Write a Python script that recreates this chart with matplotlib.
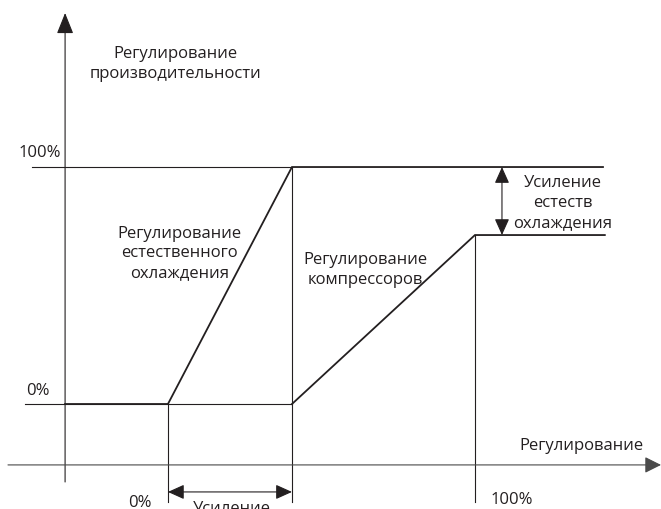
import numpy as np
import matplotlib
matplotlib.use("Agg")
import matplotlib.pyplot as plt

plt.rcParams['font.family'] = ['Open Sans', 'DejaVu Sans']

# regulation signal (%) vs capacity (%)
free_x = [-33.5, 0, 40.4, 141.7]
free_y = [0, 0, 100, 100]
comp_x = [40.4, 100, 142.3]
comp_y = [0, 71.3, 71.3]
comp_max = 71.3

ink = '#231f20'
fs = 12
ls = 1.3
thin, thick = 0.8, 1.3

fig = plt.figure(figsize=(6.61, 5.10), dpi=100)
ax = fig.add_axes([0, 0, 1, 1])
ax.set_xlim(-54.7, 160.6)
ax.set_ylim(-44.3, 170.9)
ax.axis('off')

# guide lines
ax.plot([-46.6, 40.4], [0, 0], color=ink, lw=thin)
ax.plot([-44.3, 40.4], [100, 100], color=ink, lw=thin)
ax.plot([0, 0], [0, -41.4], color=ink, lw=thin)
ax.plot([40.4, 40.4], [100, -41.4], color=ink, lw=thin)
ax.plot([100, 100], [comp_max, -41.4], color=ink, lw=thin)

# curves
ax.plot(free_x, free_y, color=ink, lw=thick, solid_joinstyle='miter')
ax.plot(comp_x, comp_y, color=ink, lw=thick, solid_joinstyle='miter')

# axes with arrows
ax.annotate('', xy=(-33.5, 165), xytext=(-33.5, -32.9),
            arrowprops=dict(arrowstyle='-|>,head_length=1.3,head_width=0.52',
                            mutation_scale=10, color=ink, lw=thin,
                            shrinkA=0, shrinkB=0))
ax.annotate('', xy=(160.6, -25.7), xytext=(-52.1, -25.7),
            arrowprops=dict(arrowstyle='-|>,head_length=1.0,head_width=0.5',
                            mutation_scale=10, color='#4a4a4a', lw=thin,
                            shrinkA=0, shrinkB=0))

# double arrows
ax.annotate('', xy=(108.8, comp_max), xytext=(108.8, 100),
            arrowprops=dict(arrowstyle='<|-|>,head_length=1.0,head_width=0.45',
                            mutation_scale=10, color=ink, lw=thin,
                            shrinkA=0, shrinkB=0))
ax.annotate('', xy=(40.4, -37.1), xytext=(0, -37.1),
            arrowprops=dict(arrowstyle='<|-|>,head_length=1.0,head_width=0.45',
                            mutation_scale=10, color=ink, lw=thin,
                            shrinkA=0, shrinkB=0))

# texts
ax.text(2.6, 143.9, 'Регулирование\nпроизводительности', ha='center', va='center',
        fontsize=fs, color=ink, linespacing=ls)
ax.text(-41.8, 106.3, '100%', ha='center', va='center', fontsize=fs, color=ink)
ax.text(-42.5, 5.9, '0%', ha='center', va='center', fontsize=fs, color=ink)
ax.text(3.9, 64.1, 'Регулирование\nестественного\nохлаждения', ha='center',
        va='center', fontsize=fs, color=ink, linespacing=ls)
ax.text(64.2, 57.0, 'Регулирование\nкомпрессоров', ha='center', va='center',
        fontsize=fs, color=ink, linespacing=ls)
ax.text(128.7, 85.2, 'Усиление\nестеств\nохлаждения', ha='center', va='center',
        fontsize=fs, color=ink, linespacing=ls)
ax.text(134.8, -17.3, 'Регулирование', ha='center', va='center', fontsize=fs, color=ink)
ax.text(-9.1, -41.4, '0%', ha='center', va='center', fontsize=fs, color=ink)
ax.text(112.0, -40.1, '100%', ha='center', va='center', fontsize=fs, color=ink)
ax.text(20.8, -44.0, 'Усиление', ha='center', va='center', fontsize=fs, color=ink)

fig.savefig('out.png', dpi=100)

--------------------------------

■ **THE PROBLEM**
The lines from the start of the data through the line that contains "comp_y, color=ink, lw=thick, solid_joinstyle='miter')" are to be returned exactly, please, with both ends included and every picture left out.

■ **TASK ANSWER**
Write a Python script that recreates this chart with matplotlib.
import numpy as np
import matplotlib
matplotlib.use("Agg")
import matplotlib.pyplot as plt

plt.rcParams['font.family'] = ['Open Sans', 'DejaVu Sans']

# regulation signal (%) vs capacity (%)
free_x = [-33.5, 0, 40.4, 141.7]
free_y = [0, 0, 100, 100]
comp_x = [40.4, 100, 142.3]
comp_y = [0, 71.3, 71.3]
comp_max = 71.3

ink = '#231f20'
fs = 12
ls = 1.3
thin, thick = 0.8, 1.3

fig = plt.figure(figsize=(6.61, 5.10), dpi=100)
ax = fig.add_axes([0, 0, 1, 1])
ax.set_xlim(-54.7, 160.6)
ax.set_ylim(-44.3, 170.9)
ax.axis('off')

# guide lines
ax.plot([-46.6, 40.4], [0, 0], color=ink, lw=thin)
ax.plot([-44.3, 40.4], [100, 100], color=ink, lw=thin)
ax.plot([0, 0], [0, -41.4], color=ink, lw=thin)
ax.plot([40.4, 40.4], [100, -41.4], color=ink, lw=thin)
ax.plot([100, 100], [comp_max, -41.4], color=ink, lw=thin)

# curves
ax.plot(free_x, free_y, color=ink, lw=thick, solid_joinstyle='miter')
ax.plot(comp_x, comp_y, color=ink, lw=thick, solid_joinstyle='miter')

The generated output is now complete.